No, Pym was not a Nazi. Yes, she went to Germany a lot in the 1930s as a very young woman, to sightsee, to make friends and had an affair with at least one Nazi. She was having doubts about his fervent belief in Hitler before the war, but it took her far longer than many of her peers to realise that Nazis were bad. She did come to a much more clear understanding during the war, of course, in which she served in the WRNS. Pym does not come across as a woman who thought deeply about much apart from her relationships and their nuances, and literature: her capacity for quotation and apposite tags is really impressive. Byrne drew largely from Pym’s papers in the Bodleian, and from her own intelligent parallel readings from Pym’s novels, so she had a limited set of sources, but does her best with them. She’s produced a far better biography than what we had before, and it is a darn good read in itself, even if one wants to shake Pym by the scruff of her neck and give her something worthwhile to do for other people, rather than waste years of her life daydreaming over unsuitable attachments. The novels are the fruits of that, so I suppose I am grateful.

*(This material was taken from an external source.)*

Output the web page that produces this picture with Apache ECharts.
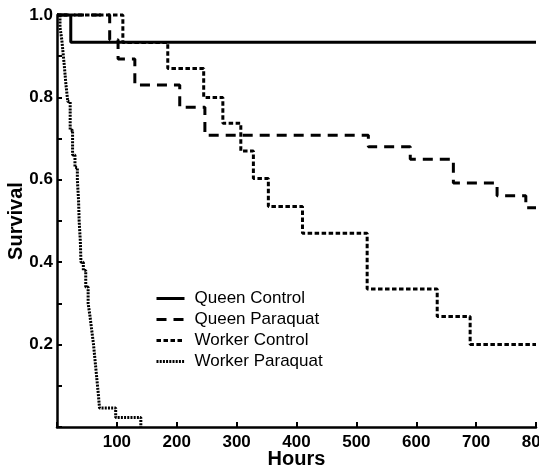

Cover: horrible. But certainly eye-catching.
Thank you, Kate, for this eclectic selection: it could hardly be more varied! I share your lack of oomph (maybe the sense of groundhog day has got to us) but if anything could get it back it is this list. I was particularly interested to see your Pym review as there are one or two parallels with Angela Thirkell, whose new biography came out at about the same time as this.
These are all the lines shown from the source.